For some, productivity requires a state of concentration that can only be achieved in silence. But workplaces are seldom so quiet, and truth be told, most of us prefer to have some background music playing while we work. Some people swear they can’t work or study without it.

Personally, I find music helpful for encouraging productivity and creativity. It distracts the part of my brain that would normally be chattering away – the voice in my head worrying, wondering, and daydreaming. I find that music neutralizes this inner voice, freeing up my brain to focus on the task at hand.

More and more research backs up what many of us experience – a state of enhanced calm, focus, and creativity when we listen to music while working. Deep Patel at Entrepreneur.com has a list of the best types of music to serve as the soundtrack to your workday.

Typically, music without lyrics is best for working or studying, since lyrics tend to catch our attention. Research has so consistently shown classical music to boost productivity that the phenomenon has it’s own name – the Mozart effect.

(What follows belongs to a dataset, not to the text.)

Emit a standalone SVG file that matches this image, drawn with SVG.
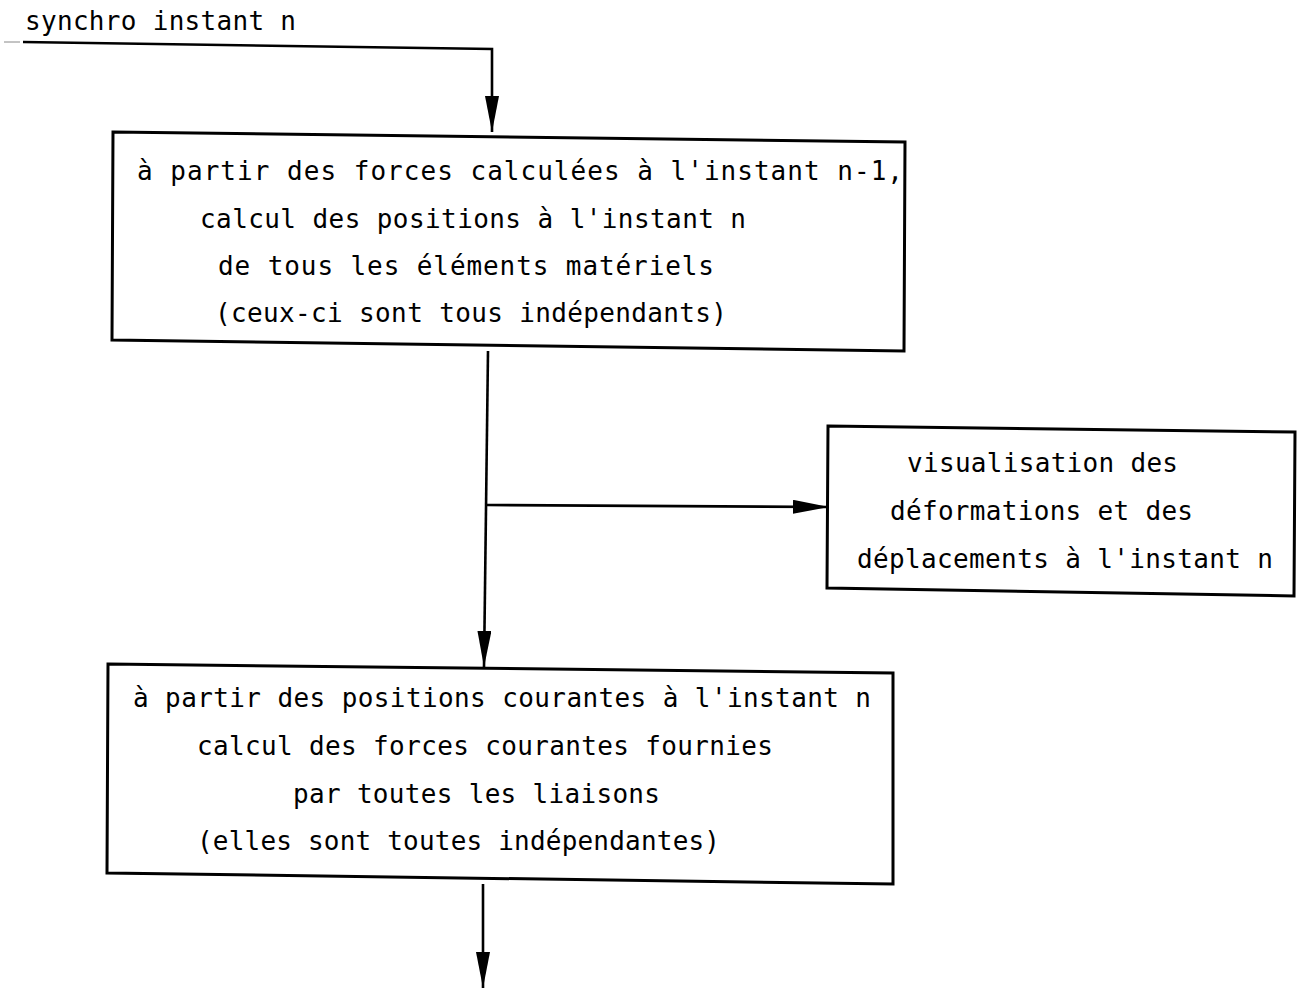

But other forms of wordless music can work as well. Patel recommends cinematic music for making the daily grind feel as “grandiose” as a Hollywood epic. Meanwhile, video game music has been specially designed to help gamers concentrate on game challenges; likewise, it can help keep your office atmosphere energized. Soothing nature sounds, such as flowing water or rainfall, can also help promote a calm but focused state.

Music with lyrics is okay too, as long as it doesn’t turn your office into a karaoke bar. Cognitive behavioral therapist Dr. Emma Gray worked with Spotify to identify the characteristics of music that can actually change our brain waves. She found that music between 50 and 80 beats per minute can trigger the brain an “alpha” state that is associated with relaxation and with being struck with inspiration.

Really, any music will do, as long as you like it. Research from the music therapy department at the University of Miami found that workers who listened to their preferred artists and genres had better ideas and finished their tasks more quickly.

What styles of music help you focus during your workday? I myself enjoy the collection of “lo-fi” or “chill-hop” playlists on YouTube. This music has a consistent beat that is engaging without being distracting, and the accompanying video generally features an adorable cartoon character to keep you company.